- [Task to carry out]: The lines to reproduce run from the first one through the line containing "import matplotlib.pyplot as plt". Reproduce them exactly.

- [Data shown]:
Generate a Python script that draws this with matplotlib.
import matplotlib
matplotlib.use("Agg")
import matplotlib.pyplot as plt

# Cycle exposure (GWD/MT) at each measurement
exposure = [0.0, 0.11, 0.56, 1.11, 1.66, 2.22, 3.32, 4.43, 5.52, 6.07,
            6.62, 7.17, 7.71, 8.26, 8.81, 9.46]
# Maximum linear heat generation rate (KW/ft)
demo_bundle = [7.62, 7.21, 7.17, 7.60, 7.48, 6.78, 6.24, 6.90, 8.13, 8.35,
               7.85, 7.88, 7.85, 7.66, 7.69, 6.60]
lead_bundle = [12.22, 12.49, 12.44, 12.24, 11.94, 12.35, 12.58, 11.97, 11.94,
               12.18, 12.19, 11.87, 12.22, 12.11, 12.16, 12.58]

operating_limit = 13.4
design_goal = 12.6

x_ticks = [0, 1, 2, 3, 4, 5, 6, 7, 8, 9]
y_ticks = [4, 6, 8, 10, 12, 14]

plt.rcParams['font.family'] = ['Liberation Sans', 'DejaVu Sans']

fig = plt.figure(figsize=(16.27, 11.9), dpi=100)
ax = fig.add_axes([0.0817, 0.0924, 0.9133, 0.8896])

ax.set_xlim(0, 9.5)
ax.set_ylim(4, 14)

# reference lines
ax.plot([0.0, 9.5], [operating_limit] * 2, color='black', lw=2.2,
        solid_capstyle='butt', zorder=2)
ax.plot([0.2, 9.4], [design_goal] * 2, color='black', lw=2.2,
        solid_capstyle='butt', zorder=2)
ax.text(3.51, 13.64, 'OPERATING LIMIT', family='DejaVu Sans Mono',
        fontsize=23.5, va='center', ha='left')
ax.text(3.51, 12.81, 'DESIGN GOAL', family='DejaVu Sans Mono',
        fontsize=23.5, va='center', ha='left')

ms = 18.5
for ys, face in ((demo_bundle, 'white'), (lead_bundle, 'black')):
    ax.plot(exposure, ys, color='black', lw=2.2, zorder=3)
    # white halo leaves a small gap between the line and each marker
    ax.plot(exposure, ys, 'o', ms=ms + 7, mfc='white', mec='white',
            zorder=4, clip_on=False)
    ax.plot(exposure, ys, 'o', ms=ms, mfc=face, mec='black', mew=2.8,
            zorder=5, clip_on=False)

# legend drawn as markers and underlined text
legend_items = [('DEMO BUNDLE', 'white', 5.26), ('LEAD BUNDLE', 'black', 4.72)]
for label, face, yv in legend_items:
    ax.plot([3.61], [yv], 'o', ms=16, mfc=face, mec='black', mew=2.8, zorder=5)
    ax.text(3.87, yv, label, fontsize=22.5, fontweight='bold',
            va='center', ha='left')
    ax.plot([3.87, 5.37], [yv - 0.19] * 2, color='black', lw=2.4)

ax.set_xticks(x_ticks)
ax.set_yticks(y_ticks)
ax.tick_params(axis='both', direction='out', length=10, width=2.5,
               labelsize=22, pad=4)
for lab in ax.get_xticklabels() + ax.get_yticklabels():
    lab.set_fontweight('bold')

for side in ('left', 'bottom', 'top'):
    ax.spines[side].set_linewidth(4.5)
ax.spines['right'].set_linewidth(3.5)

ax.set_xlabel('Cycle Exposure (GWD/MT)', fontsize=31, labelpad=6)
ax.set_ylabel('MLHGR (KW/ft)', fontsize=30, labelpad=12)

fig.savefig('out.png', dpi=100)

- [The answer]:
Generate a Python script that draws this with matplotlib.
import matplotlib
matplotlib.use("Agg")
import matplotlib.pyplot as plt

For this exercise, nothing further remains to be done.